In an interview with reporters after his speech, Goncalves said that "if the Minnesota Supreme Court does not take the case — we expect that to happen — I believe the next thing will be sitting down with the DNR to finalize a deal, and that will be with the support of Gov. [Tim] Walz."

"If they put to bid, I am not even going to bid. So whoever wins, I don't give a rat's behind."

He said any winning bidder will simply tie up the land and its minerals and do nothing with them — as has been the case with Mesabi Metallics and Essar Steel Minnesota before it. "That place will be pristine forever," Goncalves said. "It will be gone for good."

Essar started building a taconite plant in Nashwauk in earnest in 2011 with a planned 2013 completion date.

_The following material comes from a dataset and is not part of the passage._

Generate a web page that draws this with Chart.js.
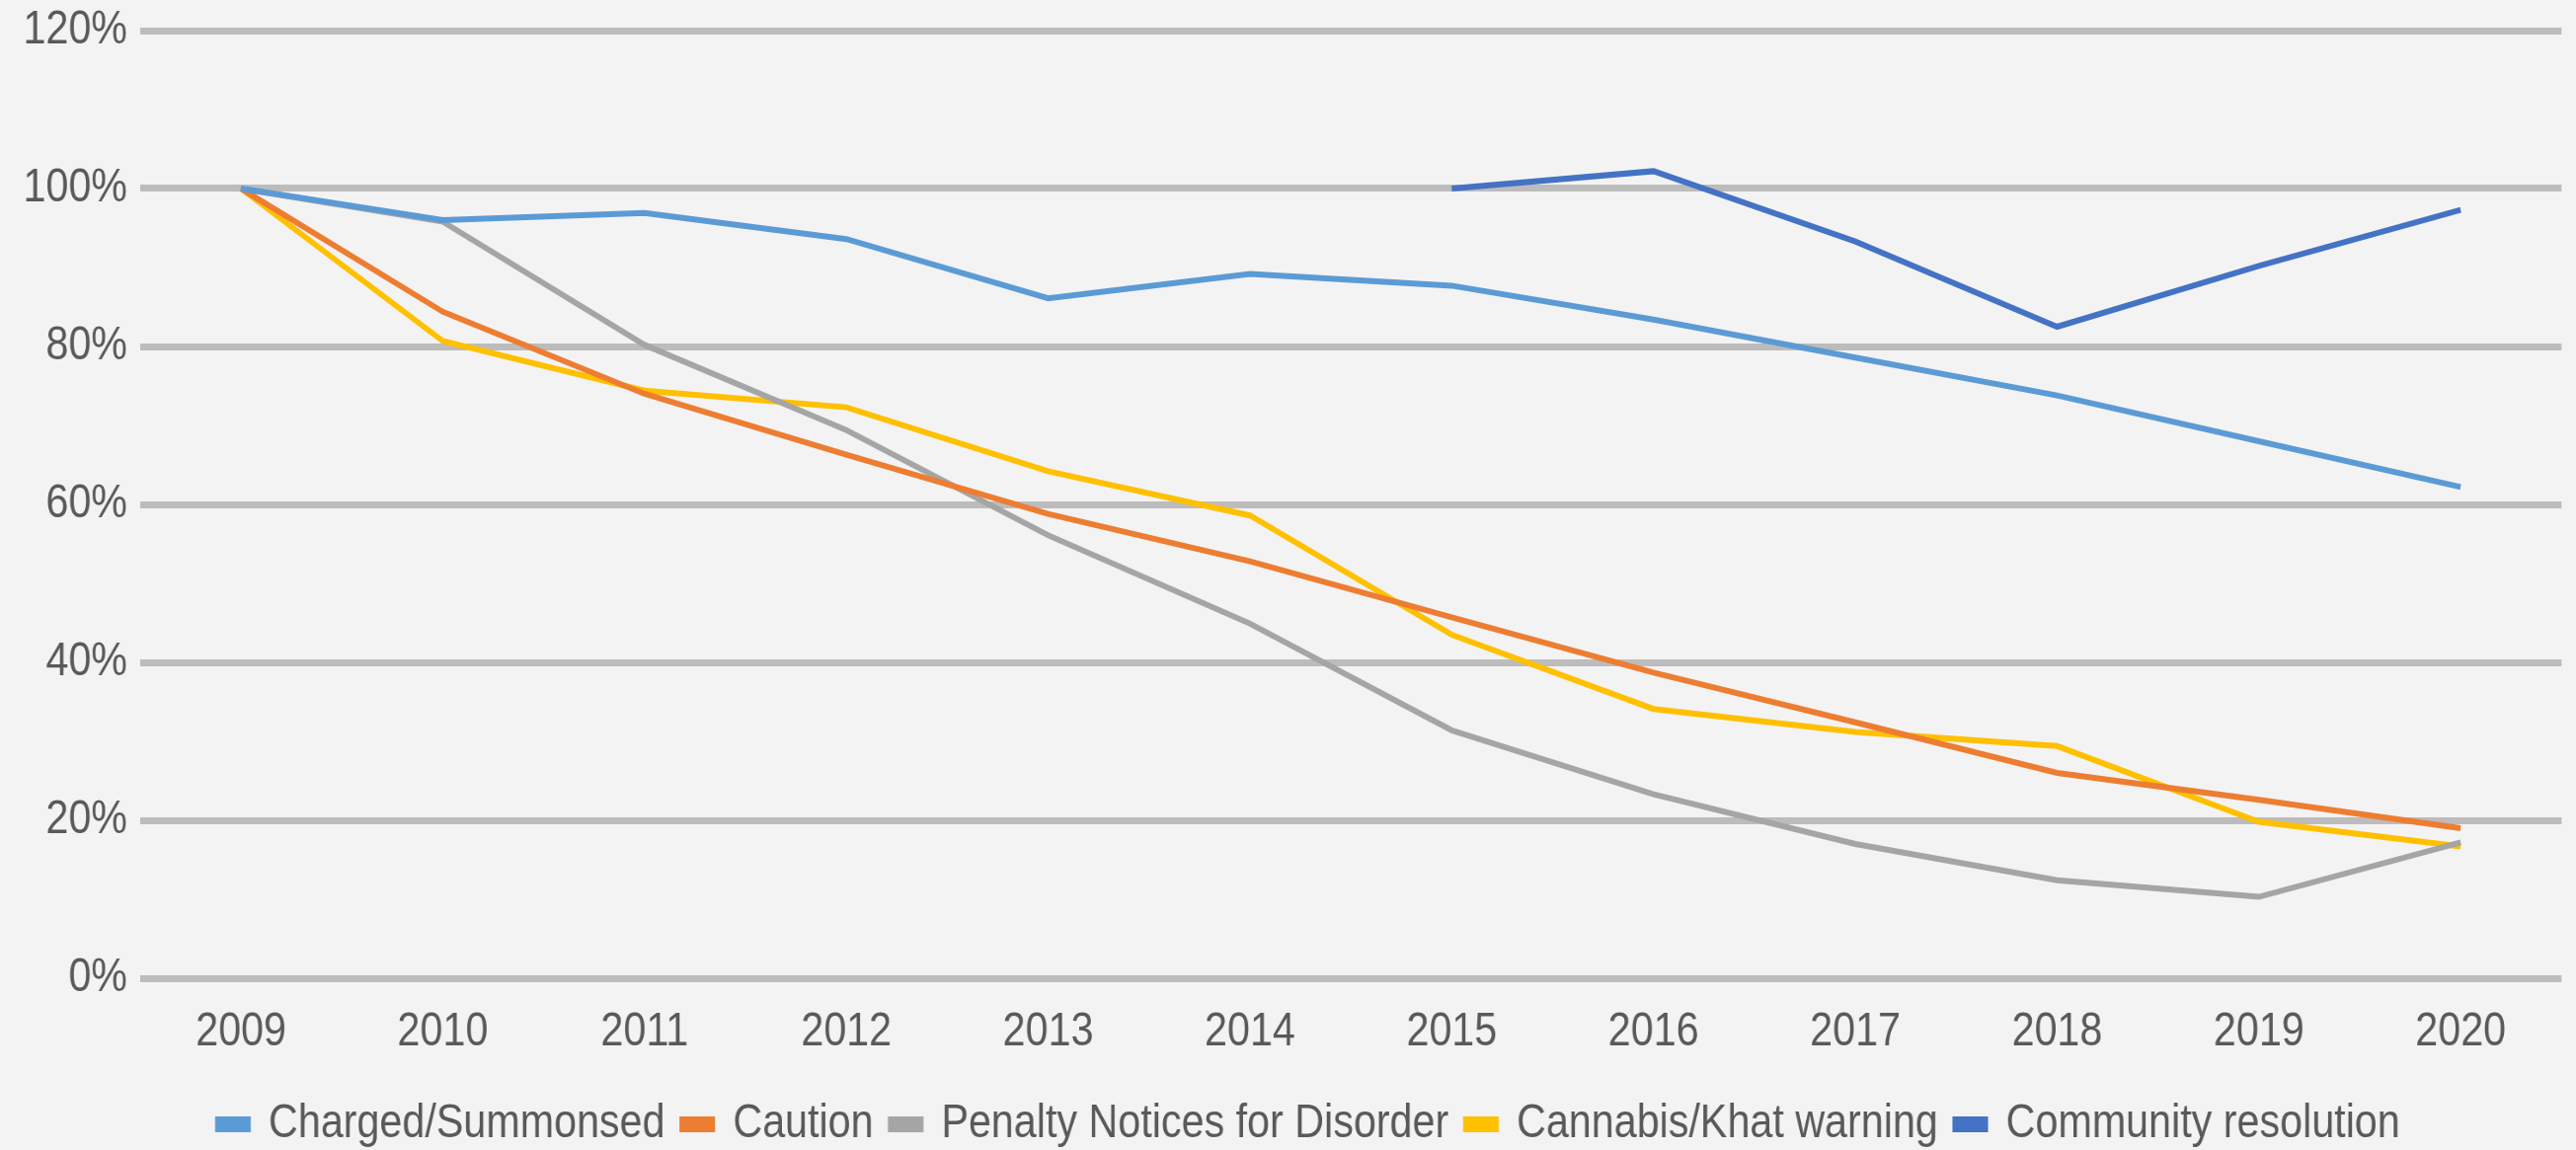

But the project was never finished; contractors were stiffed; and Essar failed to reimburse the state for about $65 million in infrastructure improvements for the project.

In July 2016, after myriad missed deadlines, then-Gov. Mark Dayton moved to terminate Essar's lease. Essar responded by filing for Chapter 11 bankruptcy protection.

By the end of 2017, the former Essar Minnesota — rechristened Mesabi Metallics — had financially reorganized with new owners and a new lease agreement with the state. But Mesabi Metallics quickly became a shambles.

Essar re-entered the picture in January 2019 by buying up $260 million of Mesabi's outstanding debt and eventually what was left of its equity. When the Essar-controlled Mesabi missed more deadlines by Jan. 1, 2020, the DNR could have yanked the leases.

But in the following December, the state crafted a last-chance deal with Mesabi Metallics — a decision fiercely opposed by Goncalves, who has said the Essar/Mesabi Metallics project is a chimera.

Referring to the project in his speech Thursday, Goncalves said he "was amazed how much my friends on the Iron Range [accepted] so many empty promises and b.s."

The DNR in May 2021 canceled Mesabi Metallics' leases after the company missed the deadline for a $200 million down payment to complete the half-finished taconite plant. Without the leases, Mesabi's project is not viable.

Mesabi challenged the DNR's lease termination, but Ramsey County District Judge Robert Awsumb ruled in favor of the DNR in January, a decision upheld last month by the Court of Appeals.